-- Stated exercise --
Retype, word for word, the lines from the first line of the entries through the line that holds "4.16, 4.21, 4.26];"; leave out the pictures.

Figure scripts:

= = =

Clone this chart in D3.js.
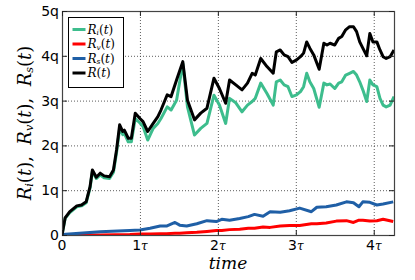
<!DOCTYPE html>
<html>
<head>
<meta charset="utf-8">
<script src="https://cdnjs.cloudflare.com/ajax/libs/d3/7.8.5/d3.min.js"></script>
<style>
  body { margin: 0; background: #fff; }
</style>
</head>
<body>
<div id="chart"></div>
<script>
// time in units of tau
const times = [0, 0.04, 0.10, 0.19, 0.25, 0.31, 0.36, 0.39, 0.44, 0.49, 0.54, 0.61, 0.66, 0.70, 0.74, 0.78, 0.80, 0.85, 0.89, 0.94,
  1.00, 1.04, 1.10, 1.17, 1.23, 1.27, 1.35, 1.40, 1.47, 1.55, 1.61, 1.70, 1.78, 1.86, 1.95, 2.02, 2.10, 2.15, 2.23, 2.31,
  2.38, 2.44, 2.48, 2.55, 2.63, 2.71, 2.75, 2.80, 2.85, 2.90, 2.95, 3.01, 3.06, 3.10, 3.14, 3.18, 3.23, 3.30, 3.36, 3.40,
  3.44, 3.50, 3.55, 3.59, 3.64, 3.69, 3.74, 3.78, 3.82, 3.86, 3.91, 3.95, 3.99, 4.04, 4.08, 4.12, 4.16, 4.21, 4.26];

const rTotal = [0, 0.38, 0.52, 0.65, 0.67, 0.74, 1.08, 1.45, 1.29, 1.38, 1.32, 1.30, 1.45, 1.90, 2.46, 2.31, 2.34, 2.16, 2.16, 2.72,
  2.60, 2.53, 2.31, 2.49, 2.64, 2.79, 3.13, 3.09, 3.46, 3.87, 3.01, 2.57, 2.72, 2.83, 3.50, 3.27, 2.94, 3.46, 3.35, 3.24,
  3.39, 3.61, 3.57, 3.94, 3.76, 3.61, 4.09, 4.13, 4.02, 3.98, 3.85, 3.91, 3.98, 4.06, 4.31, 4.17, 4.02, 3.70, 4.28, 4.24,
  4.28, 4.24, 4.39, 4.43, 4.58, 4.65, 4.65, 4.54, 4.31, 4.17, 4.00, 4.50, 4.31, 4.31, 4.13, 3.98, 3.94, 3.98, 4.13];

const rI = [0, 0.37, 0.50, 0.63, 0.65, 0.72, 1.05, 1.42, 1.26, 1.34, 1.28, 1.26, 1.40, 1.84, 2.38, 2.24, 2.27, 2.08, 2.08, 2.60,
  2.50, 2.42, 2.12, 2.38, 2.49, 2.60, 2.86, 2.79, 3.01, 3.83, 2.86, 2.23, 2.38, 2.49, 3.12, 2.90, 2.49, 3.05, 2.95, 2.75,
  2.90, 2.98, 3.05, 3.39, 3.16, 2.90, 3.42, 3.46, 3.35, 3.31, 3.09, 3.13, 3.20, 3.31, 3.61, 3.42, 3.27, 2.85, 3.39, 3.35,
  3.37, 3.27, 3.39, 3.42, 3.57, 3.61, 3.65, 3.57, 3.42, 3.24, 2.98, 3.46, 3.35, 3.31, 3.05, 2.90, 2.86, 2.90, 3.09];

const timesLow = [0, 0.49, 0.87, 1.00, 1.13, 1.26, 1.34, 1.45, 1.51, 1.60, 1.73, 1.86, 1.98, 2.05, 2.15, 2.28, 2.39, 2.47,
  2.58, 2.67, 2.80, 2.92, 3.05, 3.20, 3.27, 3.39, 3.52, 3.65, 3.74, 3.81, 3.86, 3.95, 4.04, 4.12, 4.25];

const rS = [0.01, 0.07, 0.10, 0.11, 0.15, 0.20, 0.20, 0.28, 0.22, 0.20, 0.25, 0.32, 0.30, 0.35, 0.33, 0.37, 0.41, 0.46,
  0.42, 0.52, 0.51, 0.54, 0.60, 0.52, 0.62, 0.63, 0.67, 0.74, 0.72, 0.63, 0.74, 0.73, 0.67, 0.69, 0.74];

const rV = [0, 0, 0.01, 0.02, 0.02, 0.03, 0.03, 0.04, 0.04, 0.05, 0.06, 0.08, 0.10, 0.10, 0.12, 0.13, 0.15, 0.15,
  0.18, 0.17, 0.20, 0.21, 0.21, 0.25, 0.25, 0.27, 0.31, 0.32, 0.28, 0.33, 0.33, 0.31, 0.32, 0.35, 0.30];

const yTicks = [0, 1, 2, 3, 4, 5];
const yTickLabels = ["0", "1q", "2q", "3q", "4q", "5q"];
const xTicks = [0, 1, 2, 3, 4];
const xTickLabels = ["0", "1", "2", "3", "4"];

const seriesNames = ["i", "v", "s", ""];
const seriesColors = ["#3dbd8d", "#ff0000", "#1f5fa6", "#000000"];

const width = 415;
const height = 280;
const margin = { top: 11, right: 21, bottom: 45, left: 62 };
const plotW = width - margin.left - margin.right;
const plotH = height - margin.top - margin.bottom;

const svg = d3
  .select("#chart")
  .append("svg")
  .attr("width", width)
  .attr("height", height);

const x = d3.scaleLinear().domain([0, 4.26]).range([margin.left, margin.left + plotW]);
const y = d3.scaleLinear().domain([0, 5]).range([margin.top + plotH, margin.top]);

svg.append("clipPath")
  .attr("id", "plot-clip")
  .append("rect")
  .attr("x", margin.left)
  .attr("y", margin.top)
  .attr("width", plotW)
  .attr("height", plotH);

// grid
const grid = svg.append("g").attr("stroke", "#333").attr("stroke-width", 0.8).attr("stroke-dasharray", "1,2");
grid.selectAll(".gx")
  .data(xTicks.slice(1))
  .join("line")
  .attr("x1", (d) => x(d) + 0.5)
  .attr("x2", (d) => x(d) + 0.5)
  .attr("y1", margin.top)
  .attr("y2", margin.top + plotH);
grid.selectAll(".gy")
  .data(yTicks.slice(1, -1))
  .join("line")
  .attr("x1", margin.left)
  .attr("x2", margin.left + plotW)
  .attr("y1", (d) => y(d) + 0.5)
  .attr("y2", (d) => y(d) + 0.5);

// curves
const plot = svg.append("g").attr("clip-path", "url(#plot-clip)");
const line = d3.line().x((d) => x(d[0])).y((d) => y(d[1]));
const curves = [
  d3.zip(times, rI),
  d3.zip(timesLow, rV),
  d3.zip(timesLow, rS),
  d3.zip(times, rTotal),
];
plot.selectAll("path")
  .data(curves)
  .join("path")
  .attr("d", line)
  .attr("fill", "none")
  .attr("stroke", (d, i) => seriesColors[i])
  .attr("stroke-width", 3)
  .attr("stroke-linejoin", "round");

// frame
svg.append("rect")
  .attr("x", margin.left + 0.5)
  .attr("y", margin.top + 0.5)
  .attr("width", plotW)
  .attr("height", plotH)
  .attr("fill", "none")
  .attr("stroke", "#444")
  .attr("stroke-width", 1.2);

// ticks, inside on all sides
const xAxisB = d3.axisBottom(x).tickValues(xTicks).tickSize(-5).tickFormat("");
const xAxisT = d3.axisTop(x).tickValues(xTicks).tickSize(-5).tickFormat("");
const yAxisL = d3.axisLeft(y).tickValues(yTicks).tickSize(-5).tickFormat("");
const yAxisR = d3.axisRight(y).tickValues(yTicks).tickSize(-5).tickFormat("");
[
  [xAxisB, `translate(0,${margin.top + plotH})`],
  [xAxisT, `translate(0,${margin.top})`],
  [yAxisL, `translate(${margin.left},0)`],
  [yAxisR, `translate(${margin.left + plotW},0)`],
].forEach(([axis, tr]) => {
  const g = svg.append("g").attr("transform", tr).call(axis);
  g.select(".domain").remove();
  g.selectAll("line").attr("stroke", "#222");
});

// tick labels
svg.append("g")
  .selectAll("text")
  .data(yTicks)
  .join("text")
  .attr("x", margin.left - 3)
  .attr("y", (d) => y(d) + 5)
  .attr("text-anchor", "end")
  .attr("font-family", "DejaVu Sans")
  .attr("font-size", "14px")
  .text((d, i) => yTickLabels[i]);

const xLab = svg.append("g")
  .selectAll("text")
  .data(xTicks)
  .join("text")
  .attr("x", (d) => x(d))
  .attr("y", margin.top + plotH + 15)
  .attr("text-anchor", "middle")
  .attr("font-family", "DejaVu Sans")
  .attr("font-size", "14px");
xLab.append("tspan").text((d, i) => xTickLabels[i]);
xLab.filter((d) => d > 0)
  .append("tspan")
  .attr("font-family", "DejaVu Serif")
  .attr("font-style", "italic")
  .attr("font-size", "12px")
  .text("τ");

// axis titles
svg.append("text")
  .attr("x", margin.left + plotW / 2)
  .attr("y", 269)
  .attr("text-anchor", "middle")
  .attr("font-family", "DejaVu Serif")
  .attr("font-style", "italic")
  .attr("font-size", "17px")
  .text("time");

function rLabel(sel, sub, size) {
  sel.append("tspan").attr("font-style", "italic").text("R");
  if (sub) {
    sel.append("tspan")
      .attr("font-style", "italic")
      .attr("font-size", size * 0.62 + "px")
      .attr("dy", size * 0.13)
      .text(sub);
    sel.append("tspan").attr("dy", -size * 0.13).text("(");
  } else {
    sel.append("tspan").text("(");
  }
  sel.append("tspan").attr("font-style", "italic").text("t");
  sel.append("tspan").text(")");
}

const yTitle = svg.append("text")
  .attr("transform", `translate(31,${margin.top + plotH / 2}) rotate(-90)`)
  .attr("text-anchor", "middle")
  .attr("font-family", "DejaVu Serif")
  .attr("font-size", "18px")
  .attr("xml:space", "preserve");
["i", "v", "s"].forEach((s, k) => {
  rLabel(yTitle, s, 18);
  if (k < 2) yTitle.append("tspan").text(",  ");
});

// legend
const legend = svg.append("g").attr("transform", "translate(68.5,17.5)");
legend.append("rect")
  .attr("width", 55)
  .attr("height", 70)
  .attr("fill", "#fff")
  .attr("stroke", "#000")
  .attr("stroke-width", 1);
seriesNames.forEach((name, i) => {
  const ly = 12 + i * 14.5;
  legend.append("line")
    .attr("x1", 4)
    .attr("x2", 17)
    .attr("y1", ly)
    .attr("y2", ly)
    .attr("stroke", seriesColors[i])
    .attr("stroke-width", 3);
  const t = legend.append("text")
    .attr("x", 19)
    .attr("y", ly + 4)
    .attr("font-family", "DejaVu Serif")
    .attr("font-size", "12px");
  rLabel(t, name, 12);
});
</script>
</body>
</html>
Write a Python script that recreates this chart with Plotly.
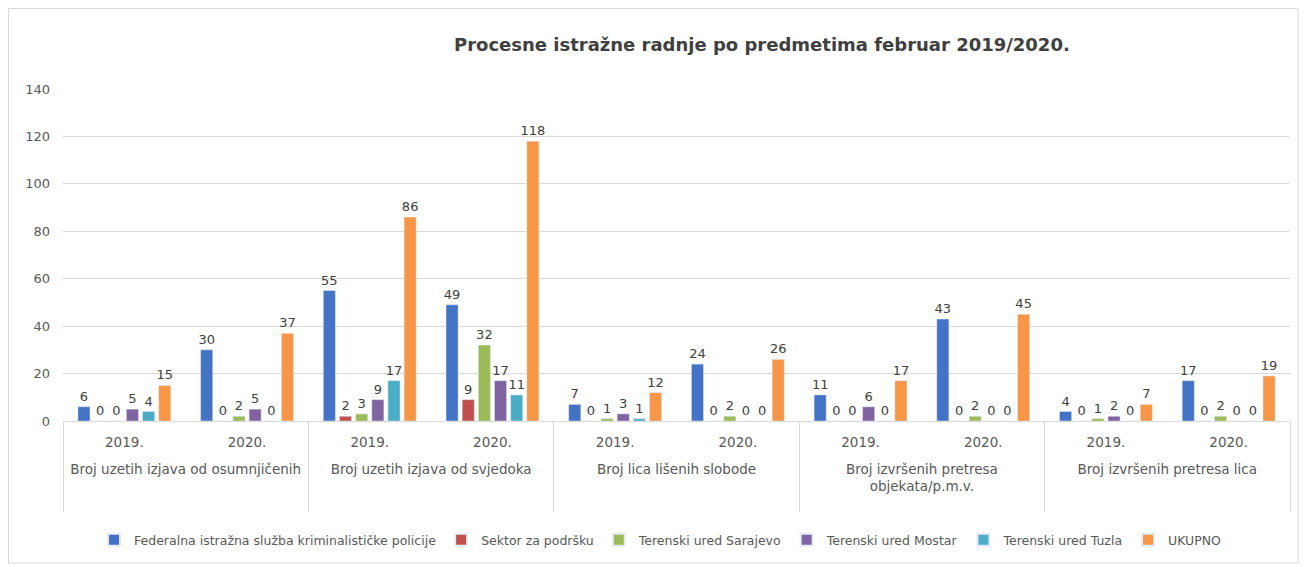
import plotly.graph_objects as go

categories = [
    "Broj uzetih izjava od osumnjičenih",
    "Broj uzetih izjava od svjedoka",
    "Broj lica lišenih slobode",
    "Broj izvršenih pretresa<br>objekata/p.m.v.",
    "Broj izvršenih pretresa lica",
]
years = ["2019.", "2020."]

series_names = [
    "Federalna istražna služba kriminalističke policije",
    "Sektor za podršku",
    "Terenski ured Sarajevo",
    "Terenski ured Mostar",
    "Terenski ured Tuzla",
    "UKUPNO",
]
# values ordered: cat1-2019, cat1-2020, cat2-2019, ...
federalna = [6, 30, 55, 49, 7, 24, 11, 43, 4, 17]
sektor = [0, 0, 2, 9, 0, 0, 0, 0, 0, 0]
sarajevo = [0, 2, 3, 32, 1, 2, 0, 2, 1, 2]
mostar = [5, 5, 9, 17, 3, 0, 6, 0, 2, 0]
tuzla = [4, 0, 17, 11, 1, 0, 0, 0, 0, 0]
ukupno = [15, 37, 86, 118, 12, 26, 17, 45, 7, 19]

colors = ["#4472C4", "#C0504D", "#9BBB59", "#8064A2", "#4BACC6", "#F79646"]


def outer_label(c):
    # pad with blank lines so the label block matches the reference depth
    extra = "" if "<br>" in c else "<br>\u00a0"
    return "\u00a0<br>" + c + extra + "<br>\u00a0"


outer = [outer_label(c) for c in categories for _ in years]
inner = [y for _ in categories for y in years]

FONT = "DejaVu Sans"

fig = go.Figure()
for name, vals, col in zip(series_names,
                           [federalna, sektor, sarajevo, mostar, tuzla, ukupno],
                           colors):
    fig.add_trace(go.Bar(
        x=[outer, inner], y=vals, name=name, marker_color=col,
        text=[str(v) for v in vals], textposition="outside",
        constraintext="none",
        textfont=dict(size=13, color="#404040", family=FONT),
        cliponaxis=False,
    ))

# figure coordinates (page has an 8px body margin)
W, H = 1291, 556
plot_left, plot_right, plot_top, plot_bottom = 55, 1282, 81, 413
pw = plot_right - plot_left
ph = plot_bottom - plot_top

fig.update_layout(
    width=W, height=H,
    margin=dict(l=plot_left, r=W - plot_right, t=plot_top, b=H - plot_bottom),
    paper_bgcolor="white", plot_bgcolor="white",
    barmode="group", bargap=0.21, bargroupgap=0.25,
    font=dict(family=FONT, color="#595959", size=12),
    showlegend=True,
    legend=dict(orientation="h", x=0.487, xanchor="center", y=(plot_bottom - 532) / ph,
                yanchor="middle", font=dict(size=12.5, color="#595959", family=FONT),
                itemsizing="constant"),
    xaxis=dict(type="multicategory", showdividers=True, dividercolor="#D9D9D9",
               dividerwidth=1, tickfont=dict(size=13.5, color="#595959", family=FONT),
               showline=True, linecolor="#D9D9D9", ticks="", ticklabelstandoff=9),
    yaxis=dict(range=[0, 140], dtick=20, showgrid=True, gridcolor="#D9D9D9",
               zeroline=False, tickfont=dict(size=13, color="#595959", family=FONT),
               ticklabelstandoff=12),
    annotations=[dict(text="<b>Procesne istražne radnje po predmetima februar 2019/2020.</b>",
                      xref="paper", yref="paper", x=(754 - plot_left) / pw,
                      y=(plot_bottom - 37) / ph, xanchor="center", yanchor="middle",
                      showarrow=False, font=dict(size=18, color="#404040", family=FONT))],
    shapes=[dict(type="rect", xref="paper", yref="paper",
                 x0=(0.5 - plot_left) / pw, x1=(1290 - plot_left) / pw,
                 y0=(plot_bottom - 555) / ph, y1=(plot_bottom - 0.5) / ph,
                 line=dict(color="#D9D9D9", width=1), layer="below")],
)

fig.write_html("out.html")
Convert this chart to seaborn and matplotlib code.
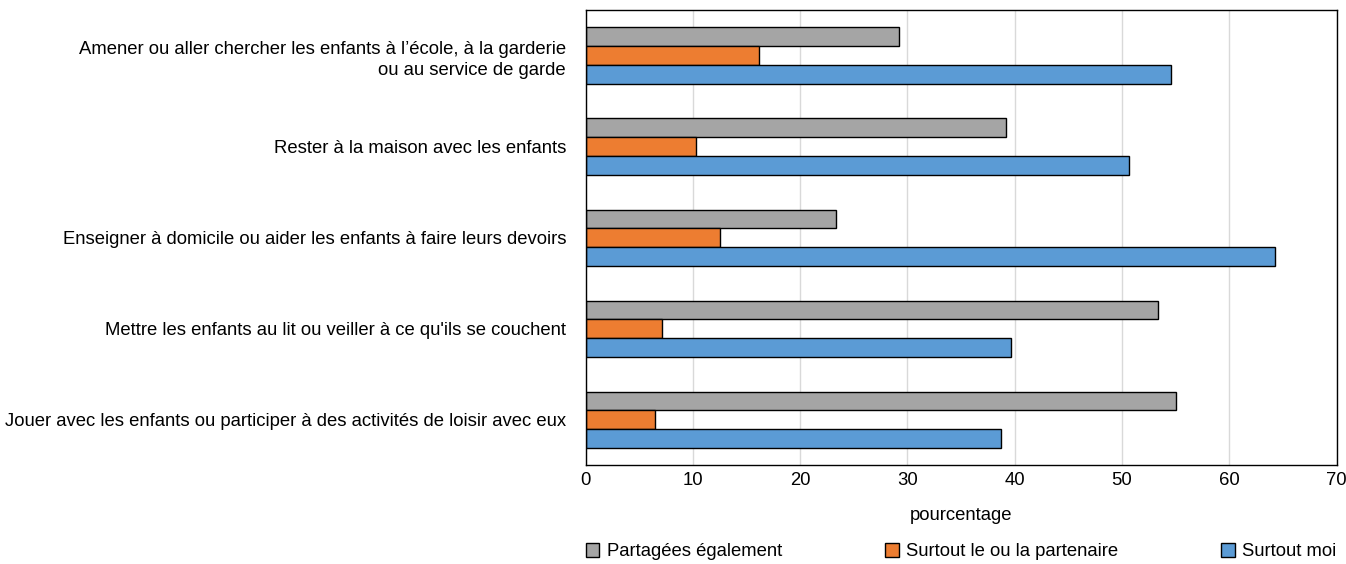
import matplotlib.pyplot as plt
import pandas as pd
import seaborn as sns

activities = [
    "Amener ou aller chercher les enfants à l’école, à la garderie\nou au service de garde",
    "Rester à la maison avec les enfants",
    "Enseigner à domicile ou aider les enfants à faire leurs devoirs",
    "Mettre les enfants au lit ou veiller à ce qu'ils se couchent",
    "Jouer avec les enfants ou participer à des activités de loisir avec eux",
]
series = ["Partagées également", "Surtout le ou la partenaire", "Surtout moi"]
partagees = [29.2, 39.2, 23.3, 53.4, 55.0]
partenaire = [16.2, 10.3, 12.5, 7.1, 6.5]
moi = [54.6, 50.7, 64.3, 39.7, 38.7]
colors = ["#A5A5A5", "#ED7D31", "#5B9BD5"]

df = pd.DataFrame({"activite": activities, series[0]: partagees,
                   series[1]: partenaire, series[2]: moi})
long_df = df.melt(id_vars="activite", var_name="repondant", value_name="pct")

sns.set_theme(style="white")
plt.rcParams["font.family"] = ["Liberation Sans", "DejaVu Sans"]
plt.rcParams["text.color"] = "black"

fig, ax = plt.subplots(figsize=(13.46, 5.64), dpi=100)
sns.barplot(data=long_df, y="activite", x="pct", hue="repondant",
            hue_order=series, order=activities, palette=colors, saturation=1,
            width=0.62, edgecolor="black", linewidth=1, ax=ax)

ax.set_xlim(0, 70)
ax.set_xticks(range(0, 71, 10))
ax.xaxis.grid(True, color="#D9D9D9", linewidth=1)
ax.set_axisbelow(True)
for s in ax.spines.values():
    s.set_color("black")
    s.set_linewidth(1)
ax.tick_params(axis="both", length=0, labelsize=13.3, colors="black")
ax.tick_params(axis="x", pad=5)
ax.tick_params(axis="y", pad=14)
for lbl in ax.get_yticklabels():
    lbl.set_linespacing(1.35)
ax.set_ylabel("")
ax.set_xlabel("pourcentage", fontsize=13.3, labelpad=13, color="black")

ax.legend(loc="center", bbox_to_anchor=(0, -0.24, 1, 0.1), mode="expand",
          ncol=3, frameon=False, fontsize=13.3, handlelength=0.75, handleheight=0.75,
          handletextpad=0.4, borderaxespad=0, borderpad=0)

fig.subplots_adjust(left=0.435, right=0.993, top=0.982, bottom=0.175)
fig.savefig("out.png", dpi=100)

= = =

-- Task answer --
Clone this chart in D3.js.
<!DOCTYPE html>
<html>
<head>
<meta charset="utf-8">
<script src="https://cdnjs.cloudflare.com/ajax/libs/d3/7.8.5/d3.min.js"></script>
<style>
  body { margin: 0; background: #fff; }
</style>
</head>
<body>
<div id="chart"></div>
<script>
// time in units of tau
const times = [0, 0.04, 0.10, 0.19, 0.25, 0.31, 0.36, 0.39, 0.44, 0.49, 0.54, 0.61, 0.66, 0.70, 0.74, 0.78, 0.80, 0.85, 0.89, 0.94,
  1.00, 1.04, 1.10, 1.17, 1.23, 1.27, 1.35, 1.40, 1.47, 1.55, 1.61, 1.70, 1.78, 1.86, 1.95, 2.02, 2.10, 2.15, 2.23, 2.31,
  2.38, 2.44, 2.48, 2.55, 2.63, 2.71, 2.75, 2.80, 2.85, 2.90, 2.95, 3.01, 3.06, 3.10, 3.14, 3.18, 3.23, 3.30, 3.36, 3.40,
  3.44, 3.50, 3.55, 3.59, 3.64, 3.69, 3.74, 3.78, 3.82, 3.86, 3.91, 3.95, 3.99, 4.04, 4.08, 4.12, 4.16, 4.21, 4.26];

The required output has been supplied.